51. Так вот, в ответ на эти и вообще на все рассуждения такого рода подобает сказать, что названные понятия переносятся на предшествующие всему неопределенные начала с определенных вещей,— ведь, как можно было бы заметить, таковы понятия единого и всего. Однако мы, проводя, насколько это возможно, очищение, возводим наши мысли от определенного к неопределенному, говоря о том, что одновременно есть единое и многое, отсекая от единого частность благодаря прибавлению к нему слова «все» и уничтожая во всем составленнсть при посредстве приложения к нему простоты единого. Итак, в применении к высшему противопоставление всего каким-либо образом противоположного, относится ли оно к вещам одного порядка или же к причинствующим и причинно обусловленным, необходимо рассматривать иным способом. Действительно, среди всего существует нечто общее как более всего родовое, предшествующее делению, так что прежде как бы то ни было противопоставленных вещей, представленных в виде двух рядов, имеются две причины и они как бы противостоят друг другу. Но в таком случае необходимо, чтобы прежде двух противоположных причин присутствовала бы и единая причина как их сращения, так и совокупного ряда, образующегося из сосуществующих вплоть до самых последних предметов и в каждом случае возникающих двух противоположных рядов вещей; и не было бы, пожалуй, никакого чуда в том, чтобы этот общий ряд был лучше тех двух, поскольку законом для них является то, что целое предшествует частям, а объединенное — разделенному. В самом деле, и единое начало предшествует двум, и оно-то и есть то простое единое, которое Ямвлих полагает промежуточным между двумя началами и потому совершенно таинственным[396]
; те же два начала — это, скажем, предел и беспредельное или, если угодно, единое и многое, причем единое в данном случае оказывается противоположным многому, а не непричастным противопоставлению и не предшествующим обоим его членам.Если кто-нибудь действительно делает именно такие утверждения, представляя два начала противоположными друг другу, а впереди них располагая то, которое связано с единым, ему необходимо в ответ на это заметить прежде всего, что тезис о промежуточном ряде он выдвигает в самую последнюю очередь, в то время как он-то и есть именно то, что выступает как причина целостности. Действительно, если единое предшествует двум потому, что они связаны по природе, то и оно по природе будет связано с ними, так что окажется не просто единым, а неким сращением двух, пусть даже и предшествующим им; следовательно, прежде него будет существовать простое единое[397]

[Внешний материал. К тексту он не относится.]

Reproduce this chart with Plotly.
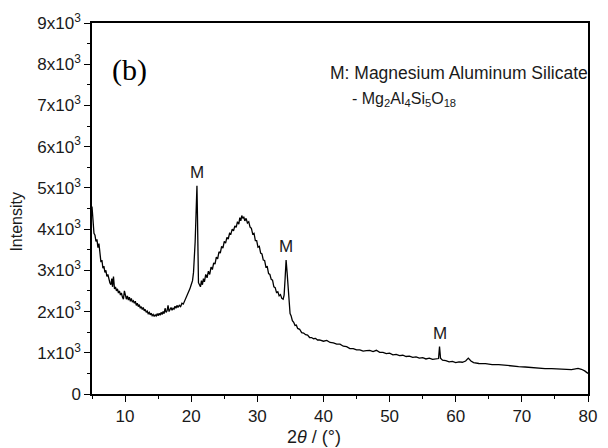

. Если простое единое в каждом случае причинствует для вот этого единого, то оно, разумеется, не является причиной сращения соответствующих двух; если же сращение двух начал между собой, подразумевающее участие в едином, и есть начало совокупного объединенного ряда, то его как единое нужно поставить впереди двух начал, соотнесенных с природным родством, а прежде него расположить простое единое; от него же в свой черед происходят два начала. Таким образом, и в том и в другом случае появятся два начала, промежуточные между таинственным и так называемыми двумя началами, а вовсе не одно, как у Ямвлиха.Впрочем, не получается и так, что одно дело — это простота первого, а другое — ныне рассматриваемое в чистоте сращение,— напротив, они тождественны, ибо это-то и есть единая вершина двойственного противопоставления. Итак, скажу я, вот какова единая природа, связующая в тождестве парный выход за свои пределы. Если даже некая раздельность единого выхода за свои пределы, постигнутая в предшествующем едином и неделимом как единая и несоставная природа, не возводит нас к простому единому, то какая нужда строить предположения относительно монады, возглавляющей двойственный совокупный ряд вещей? Она-то, разумеется, не будет наипростейшим единым. И какой вывод можно было бы сделать? Разве станем мы утверждать, что все — в едином? Конечно же, оно — только единое. В таком случае пусть речь идет лишь о сращении двух рядов вещей, в которых воплощено или которым подчинено все остальное[398]
.52. Однако, во-первых, во всецелом совершенстве лучше восходить к единой и наипростейшей среди всего простоте единого, опираясь на все, а не на одно лишь противопоставление, пусть даже все и заключено в нем. В самом деле, все показывает себя в этом противопоставлении в виде только двух своих характерных черт из множества; совершенно необходимо же возвыситься в простоте от всего к единой причине всего.